You also do not need to become a “fitness person” to improve your health. Somewhere along the way, people started believing that getting healthy meant becoming obsessed with macros, motivational quotes, and waking up at 4:30 in the morning to stare aggressively at kettlebells.
Relax.
You do not need to become an influencer to improve your quality of life. You just need to consistently make slightly better decisions over time. That philosophy is also why I believe I’m the right person to write this book. Not because I have all the answers or because I’ve built some perfect life, but because I’ve spent years coaching real people in real situations. I’ve worked with people who were intimidated by gyms, embarrassed to start, or convinced they had already failed too many times to try again.
Most people don’t need more shame or more intensity. They need realism, structure, support, and an environment where they feel comfortable enough to keep going. That mindset became the foundation of The Fusion House and the coaching philosophy behind everything I do.

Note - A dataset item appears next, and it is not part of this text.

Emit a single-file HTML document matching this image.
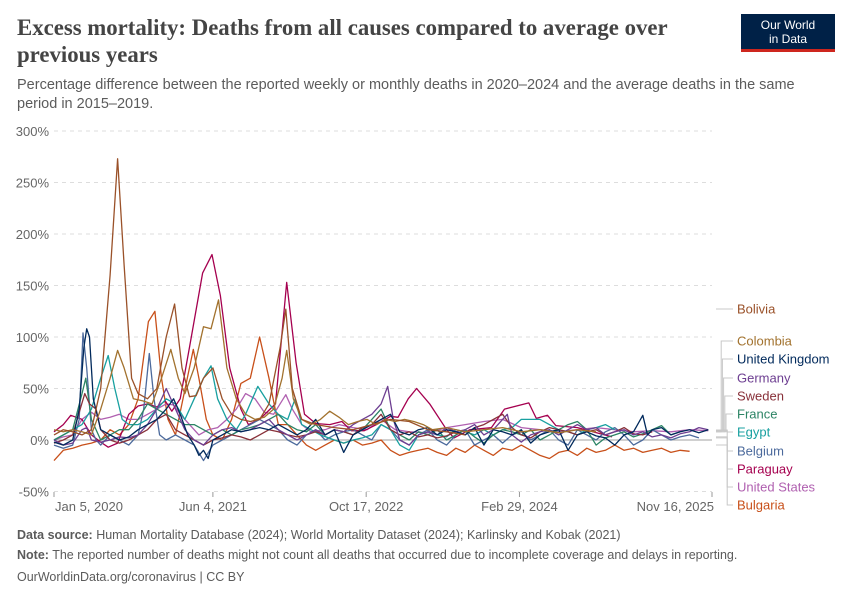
<!DOCTYPE html>
<html><head><meta charset="utf-8">
<style>
body{margin:0;background:#fff;font-family:"Liberation Sans",sans-serif;}
#wrap{position:relative;width:850px;height:600px;overflow:hidden;}
.t{position:absolute;white-space:nowrap;}
</style></head><body>
<div id="wrap">
<div class="t" style="left:17px;top:14px;font-family:'Liberation Serif',serif;font-weight:bold;font-size:22.8px;color:#444;line-height:27px;">Excess mortality: Deaths from all causes compared to average over<br>previous years</div>
<div class="t" style="left:17px;top:76px;font-size:14.5px;color:#5b5b5b;line-height:19px;">Percentage difference between the reported weekly or monthly deaths in 2020–2024 and the average deaths in the same<br>period in 2015–2019.</div>
<div style="position:absolute;left:741px;top:14px;width:94px;height:38px;background:#002147;border-bottom:3px solid #ce261e;box-sizing:border-box;color:#fff;font-size:12px;text-align:center;line-height:14px;padding-top:4px;">Our World<br>in Data</div>
<svg id="chart" width="850" height="600" style="position:absolute;left:0;top:0;"></svg>
<div class="t" style="left:17px;top:528px;font-size:12.5px;color:#5b5b5b;"><b>Data source:</b> Human Mortality Database (2024); World Mortality Dataset (2024); Karlinsky and Kobak (2021)</div>
<div class="t" style="left:17px;top:548px;font-size:12.5px;color:#5b5b5b;"><b>Note:</b> The reported number of deaths might not count all deaths that occurred due to incomplete coverage and delays in reporting.</div>
<div class="t" style="left:17px;top:570px;font-size:12.5px;color:#5b5b5b;">OurWorldinData.org/coronavirus | CC BY</div>
</div>
<script>
const yTicks=[300,250,200,150,100,50,0,-50];
const xTickLabels=["Jan 5, 2020","Jun 4, 2021","Oct 17, 2022","Feb 29, 2024","Nov 16, 2025"];
const xTickMonths=[0,17,33.4,49.8,70.4];
const countries=["Bolivia","Colombia","United Kingdom","Germany","Sweden","France","Egypt","Belgium","Paraguay","United States","Bulgaria"];
const colors=["#9a5129","#a2722e","#00295b","#6d3e91","#883039","#2c8465","#18a0a0","#4c6a9c","#a5004f","#b060b0","#c8501a"];
const bolivia=[[0,5],[1,10],[2,8],[3,5],[4,10],[5,50],[6,160],[6.8,273],[7.5,170],[8.3,60],[9,45],[10,40],[11,50],[12,100],[12.9,132],[13.7,70],[14.5,42],[15.2,43],[16,60],[17,70],[18,40],[19,25],[20,20],[21,18],[22,20],[23,35],[24.2,90],[24.8,127],[25.5,50],[26.5,20],[28,15],[30,12],[32,10],[34,15],[36,20],[38,18],[40,10],[42,8],[44,5]];
const colombia=[[0,10],[1,8],[2,10],[3,8],[4,5],[5,30],[6,60],[6.8,87],[7.5,70],[8.5,40],[9.5,38],[10.5,35],[11.5,60],[12.5,88],[13.3,60],[14,45],[15,70],[16,110],[16.8,108],[17.6,136],[18.5,70],[19.5,40],[20.5,25],[21.5,20],[22.5,22],[23.5,30],[24.4,60],[24.9,87],[25.6,40],[26.5,20],[27.5,15],[28.5,20],[29.5,28],[30.5,22],[31.5,15],[32.5,18],[33.5,20],[34.5,15],[35.5,20],[36.5,18],[37.5,20],[38.5,18],[39.5,15],[40.5,10],[42,12],[44,8],[46,10],[48,12],[50,8],[52,10],[54,7],[56,10],[58,8]];
const uk=[[0,-2],[1,-5],[2,0],[2.7,30],[3.2,90],[3.5,108],[3.8,100],[4.2,40],[4.6,25],[5,10],[6,5],[7,0],[8,3],[9,10],[10,15],[11,20],[12,30],[12.8,40],[13.5,25],[14.3,5],[15,-5],[15.5,-15],[16,-10],[16.5,-18],[17,0],[18,5],[19,10],[20,8],[21,10],[22,12],[23,10],[24,15],[25,10],[26,5],[27,10],[28,20],[29,5],[30,10],[31,-12],[32,5],[33,10],[34,15],[35,20],[36,25],[37,8],[38,5],[39,10],[40,12],[41,5],[42,10],[43,8],[44,5],[45,12],[46,-5],[47,10],[48,8],[49,5],[50,10],[51,-3],[52,5],[53,8],[54,10],[55,-10],[56,5],[57,8],[58,4],[59,2],[60,-5],[61,5],[62,8],[63,24],[63.5,5],[64,10],[65,12],[66,5],[67,8],[68,10],[69,7],[70,10]];
const germany=[[0,0],[1,-5],[2,-3],[3,10],[3.5,12],[4,0],[5,-2],[6,0],[7,3],[8,2],[9,5],[10,15],[11,30],[12,50],[13,30],[14,10],[15,0],[16,-5],[17,5],[18,10],[19,12],[20,8],[21,10],[22,15],[23,20],[24,10],[25,5],[26,0],[27,5],[28,10],[29,5],[30,10],[31,8],[32,15],[33,20],[34,25],[35,35],[35.7,52],[36.3,20],[37,0],[38,-5],[39,5],[40,8],[41,5],[42,12],[43,8],[44,10],[45,15],[46,5],[47,10],[48,20],[48.5,25],[49,5],[50,-2],[51,5],[52,8],[53,10],[54,5],[55,10],[56,15],[57,10],[58,12],[59,5],[60,8],[61,10],[62,5],[63,8],[64,3],[65,5],[66,2],[67,6],[68,8],[69,12],[70,10]];
const sweden=[[0,-3],[1,0],[2,5],[2.8,30],[3.3,45],[3.8,35],[4.5,30],[5,10],[6,0],[7,-3],[8,0],[9,5],[10,10],[11,20],[12,25],[13,10],[14,5],[15,0],[16,-5],[17,0],[18,2],[19,5],[20,3],[21,0],[22,5],[23,10],[24,8],[25,5],[26,3],[27,5],[28,8],[29,5],[30,10],[31,8],[32,5],[33,12],[34,15],[35,25],[36,10],[37,5],[38,8],[39,3],[40,5],[41,2],[42,4],[43,8],[44,5],[45,12],[46,15],[47,20],[48,25],[49,12],[50,5],[51,2],[52,8],[53,12],[54,10],[55,8],[56,5],[57,8],[58,10],[59,5],[60,8],[61,12],[62,6],[63,5],[64,8]];
const france=[[0,0],[1,5],[2,10],[3,45],[3.4,60],[4,20],[5,0],[6,5],[7,10],[8,10],[9,20],[10,35],[11,30],[12,25],[13,20],[14,15],[15,15],[16,10],[17,5],[18,10],[19,5],[20,10],[21,12],[22,15],[23,20],[24,25],[25,15],[26,10],[27,8],[28,15],[29,5],[30,10],[31,8],[32,5],[33,10],[34,20],[35,30],[36,10],[37,5],[38,0],[39,8],[40,5],[41,10],[42,0],[43,5],[44,10],[45,3],[46,-3],[47,5],[48,10],[49,8],[50,5],[51,10],[52,0],[53,5],[54,10],[55,15],[56,18],[57,10],[58,-5],[59,2],[60,5],[61,8],[62,3],[63,6],[64,10],[65,14],[66,5],[67,8]];
const egypt=[[0,0],[1,5],[2,10],[3,15],[4,30],[5,60],[5.8,82],[6.5,50],[7.3,20],[8,15],[9,15],[10,20],[11,30],[12,40],[13,35],[14,20],[15,40],[16,60],[16.8,72],[17.5,40],[18.5,20],[19.5,10],[20.5,25],[21.8,52],[23,35],[24,25],[25,20],[25.8,40],[26.5,15],[27.5,10],[28.5,5],[30,0],[31,-3],[32,0],[33,2],[34,5],[35,15],[36,10],[37,-5],[38,-10],[39,5],[40,8],[41,5],[42,3],[43,10],[44,8],[45,5],[46,10],[47,5],[48,10],[49,12],[50,20],[51,20],[52,20],[53,15],[54,10],[55,8],[56,5],[57,10],[58,12],[59,15],[60,10]];
const belgium=[[0,-5],[1,-8],[2,-5],[2.7,20],[3.1,104],[3.5,70],[4,10],[4.5,0],[5,-5],[6,5],[7,0],[8,-5],[9,5],[9.6,30],[10.2,84],[10.7,40],[11.3,5],[12,0],[13,5],[14,0],[15,-5],[16,-20],[17,-5],[18,0],[19,5],[20,10],[21,15],[22,20],[23,15],[24,10],[25,0],[26,-5],[27,5],[28,10],[29,0],[30,5],[31,8],[32,10],[33,5],[34,0],[35,15],[36,10],[37,0],[38,-5],[39,5],[40,10],[41,0],[42,-5],[43,5],[44,10],[45,-5],[46,0],[47,5],[48,-3],[49,5],[50,8],[51,0],[52,5],[53,10],[54,0],[55,-5],[56,10],[57,5],[58,0],[59,8],[60,12],[61,5],[62,-5],[63,0],[64,10],[65,5],[66,0],[67,3],[68,5],[69,2]];
const paraguay=[[0,8],[1,15],[1.8,24],[3,20],[4,5],[5,-2],[5.8,-7],[6.8,-3],[8,25],[9,33],[10,35],[11,32],[11.9,38],[12.6,28],[13.5,40],[14.5,90],[15.9,162],[16.9,180],[17.8,140],[18.8,70],[20,30],[20.8,15],[22,20],[23.7,35],[24.9,153],[25.9,75],[26.8,25],[28,16],[29.5,15],[30.8,18],[31.8,9],[33.2,9],[34.5,15],[36,23],[36.8,22],[37.9,40],[38.8,50],[40.2,35],[42,10],[42.8,2],[44.5,10],[46.8,12],[48.2,30],[50.8,36],[51.6,21],[52.8,24],[53.7,14],[56,12],[59.7,3]];
const usa=[[0,0],[1,3],[2,5],[3,20],[4,27],[5,20],[6,22],[7,25],[8,20],[9,20],[10,25],[11,30],[12,35],[12.8,34],[13.5,25],[14.5,15],[15.5,5],[16.5,10],[17.5,12],[18.5,20],[19.5,30],[20.5,45],[21.5,40],[22.5,27],[23.5,25],[24.8,44],[25.5,30],[26.5,15],[27.5,8],[29,10],[30.5,15],[32,12],[33.5,10],[35,20],[36.5,10],[38,8],[40,7],[42,12],[44,15],[46,18],[48,20],[50,12],[52,10],[54,8],[56,10],[58,12],[60,10],[62,8],[64,9],[66,8],[68,10],[70,9]];
const bulgaria=[[0,-20],[1,-10],[2,-8],[3,-5],[4,-3],[5,0],[6,10],[7,5],[8,15],[9,40],[10.1,115],[10.8,125],[11.5,60],[12.2,20],[13,5],[13.8,40],[14.9,88],[15.5,60],[16.3,20],[17,5],[18,0],[19,20],[20,55],[21,60],[22,100],[23,60],[24,15],[25,15],[26,5],[27,-5],[28,-10],[29,-5],[30,0],[31,-3],[32,0],[33,-5],[34,-3],[35,0],[36,-10],[37,-15],[38,-12],[39,-10],[40,-8],[41,-12],[42,-15],[43,-8],[44,-12],[45,-5],[46,-10],[47,-15],[48,-8],[49,-10],[50,-5],[51,-10],[52,-15],[53,-18],[54,-12],[55,-10],[56,-15],[57,-8],[58,-12],[59,-10],[60,-5],[61,-10],[62,-8],[63,-12],[64,-10],[65,-8],[66,-12],[67,-10],[68,-11]];
const seriesData=[bolivia,colombia,uk,germany,sweden,france,egypt,belgium,paraguay,usa,bulgaria];
const labelYs=[309,341,359,378,396,414,432,451,469,487,505];

const NS="http://www.w3.org/2000/svg";
const svg=document.getElementById('chart');
const X0=54,X1=712,MMAX=70.4;
const X=m=>X0+m*(X1-X0)/MMAX;
const Y=v=>440-v*1.03;
function mk(tag,attrs){const e=document.createElementNS(NS,tag);for(const k in attrs)e.setAttribute(k,attrs[k]);svg.appendChild(e);return e;}

yTicks.forEach(v=>{
  const l=mk('line',{x1:X0,x2:X1,y1:Y(v),y2:Y(v),stroke:v===0?'#a0a0a0':'#dddddd','stroke-dasharray':v===0?'none':'4,4','stroke-width':1});
  
  
  const t=mk('text',{x:49,y:Y(v)+5,'text-anchor':'end','font-size':13,fill:'#666','font-family':'Liberation Sans, sans-serif'});
  t.textContent=v+'%';
  
  
});
xTickMonths.forEach((m,i)=>{
  const tk=mk('line',{x1:X(m),x2:X(m),y1:492,y2:497,stroke:'#999'});
  
  
  const anchor=i===0?'start':(i===xTickMonths.length-1?'end':'middle');
  const t=mk('text',{x:i===0?X(m)+1:X(m)+(i===xTickMonths.length-1?2:0),y:511,'text-anchor':anchor,'font-size':13,fill:'#666','font-family':'Liberation Sans, sans-serif'});
  t.textContent=xTickLabels[i];
  
  
});
const order=[10,9,8,7,6,5,4,3,2,1,0];
order.forEach(i=>{
  const d=seriesData[i].map((p,j)=>(j?'L':'M')+X(p[0]).toFixed(1)+','+Y(p[1]).toFixed(1)).join('');
  const p=mk('path',{d:d,fill:'none',stroke:colors[i],'stroke-width':1.3,'stroke-linejoin':'round'});
  
  
});
countries.forEach((c,i)=>{
  const data=seriesData[i];const last=data[data.length-1];
  const ey=i===0?309:Y(last[1]);
  const bx=716+Math.min(i,6)*1.2;
  const ln=mk('path',{d:i===0?`M716,309H733`:`M716,${Math.max(430,Math.min(445,ey)).toFixed(1)}H${bx+4}V${labelYs[i]}H733`,fill:'none',stroke:'#c8c8c8','stroke-width':1});
  
  
  const t=mk('text',{x:737,y:labelYs[i]+4.5,'font-size':13,fill:colors[i],'font-family':'Liberation Sans, sans-serif'});
  t.textContent=c;
  
  
});
</script>
</body></html>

The publishing journey itself has also been an experience. Going into this process, I assumed writing the book would be the hardest part. Ironically, it turned out to be the easiest. When you spend years coaching people and solving problems, eventually you develop a lot to say. The difficult part was learning how publishing actually works.
Working with Publishizer helped make that process approachable. Bethany and Myrna helped me understand that a book is more than just something you sell. It can become a platform that opens doors to podcasts, speaking engagements, mentorship opportunities, coaching programs, and larger conversations.
At the same time, all of this has happened while running a business, mentoring trainers, coaching clients, and balancing everyday responsibilities. It’s been challenging, exciting, frustrating, and rewarding all at once, but I genuinely believe this message matters.
My hope is that Fitness Sucks! helps shift the conversation around fitness away from shame, perfection, and extremes, and toward something more sustainable, practical, and human.
If you’d like to follow the journey, you can follow me on Instagram at @anthonymorenocoaching and @the_fusion_house or visit The Fusion House by Boutique to learn more about personal training, group training, mentorship, and online coaching programs.
Pre-orders for Fitness Sucks! are currently available through the Publishizer Pre-Order Page, and every bit of support helps bring this message to more people who need it.
Fitness shouldn’t feel like punishment. You don’t need to love fitness to improve your life. The goal isn’t perfection. The goal is sustainability. And if this book helps even one person stop feeling like they failed at fitness, then writing it was worth it.